Five judges were appointed to the court in August, and further appointments were to be made before the act came into force. However, the dismissal of the Whitlam government prevented this, and the incoming Fraser government had a caretaker role until after the 13 December election. The efforts of Senator Ivor Greenwood to unproclaim the Family Law Act failed. When the act came into force, attorney-general Robert Ellicott had the task of making appointments to a court for which the government had little enthusiasm. The appointments came slowly, while a backlog of cases built up quickly. Many people had been waiting for the new legislation to come into force.
The Family Court and its legislation have always been surrounded by a certain amount of controversy. Some sections of the community have been unwilling to accept no-fault divorce, the concept of equality between husband and wife, or that decisions about children should be based on the children’s interests and needs. There has always been an element of patriarchal resentment and anger directed to the court. Widespread gender-based violence against women and murder of women by their partners has been paralleled in personal threats to judges, bomb threats, actual bombings and murders.
Over the last 45 years, the Family Court has assumed additional jurisdiction to cover all children, whether or not their parents are married, disputes between de facto partners, and same-sex relationships and marriages. Provisions have been added about superannuation, child support and child abduction.
Though the original Family Law Act did not refer expressly to violence, family violence and child abuse became major areas of concern for the court.
There remain difficult issues relating to the overlapping jurisdiction of the Family Court and state courts in relation to the protection of children from abuse.
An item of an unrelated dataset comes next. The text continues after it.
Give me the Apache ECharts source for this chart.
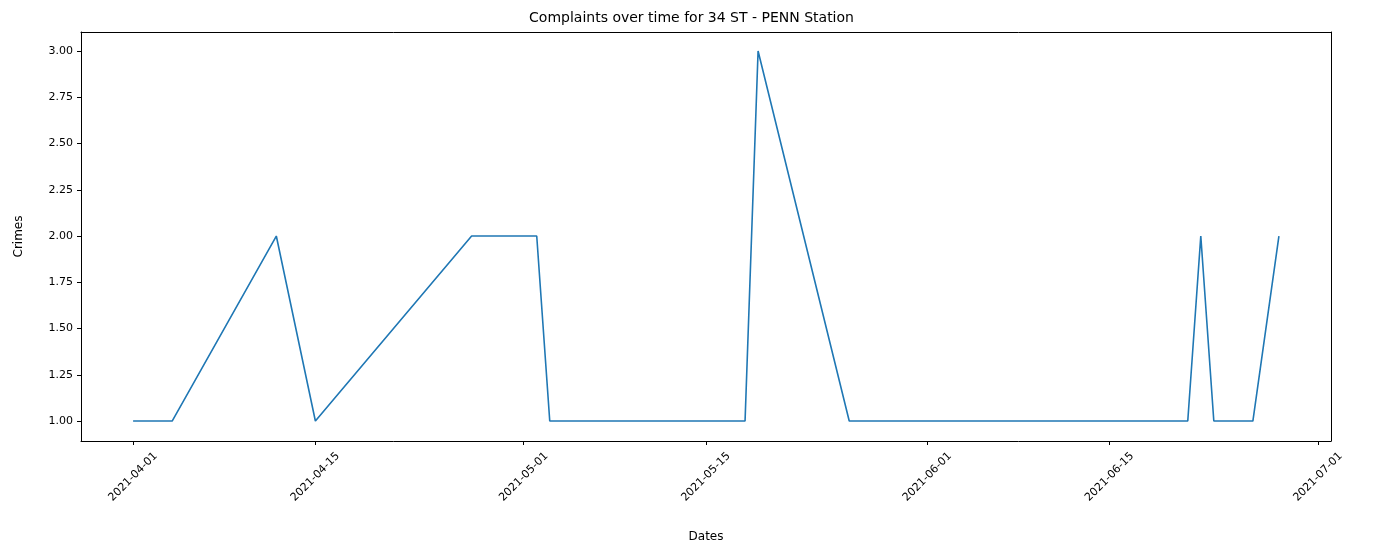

Other problems relate to the lack of resources and a reduction in the court’s in-house counselling and mediation services, the build-up of unacceptable delays in dealing with cases and increasing costs, exacerbated by lack of access to legal aid and the increasing complexity of matters.
To these problems has been added the most recent blow, namely the merger of the Family Court with the Federal Circuit Court, which for some years had been dealing with a range of family law matters under the Act in addition to its other jurisdictions, such as migration issues. While this merger has brought all matters within one two-tier court (and thus closer to the original concept), this has been done at the great cost of losing the identity of the Family Court of Australia, which was established to administer the Family Law Act. An institution originally set up with special resources to provide support to families in troubled times is in danger of turning into one more court.
A lasting legacy
This is not the place to argue out the issues. The important point to note is that way back in 1974 and 1975, a totally new framework was envisaged for dealing with marital breakdown, and a court was set up with in-house counselling and mediation services. That the dreams were not fully realised does not mean that they had no validity. I have not wavered from my support for the general principles of the Family Law Act. The model it established was admired around the world, and remains one of the great legacies of Gough Whitlam and his attorney-general, Lionel Murphy.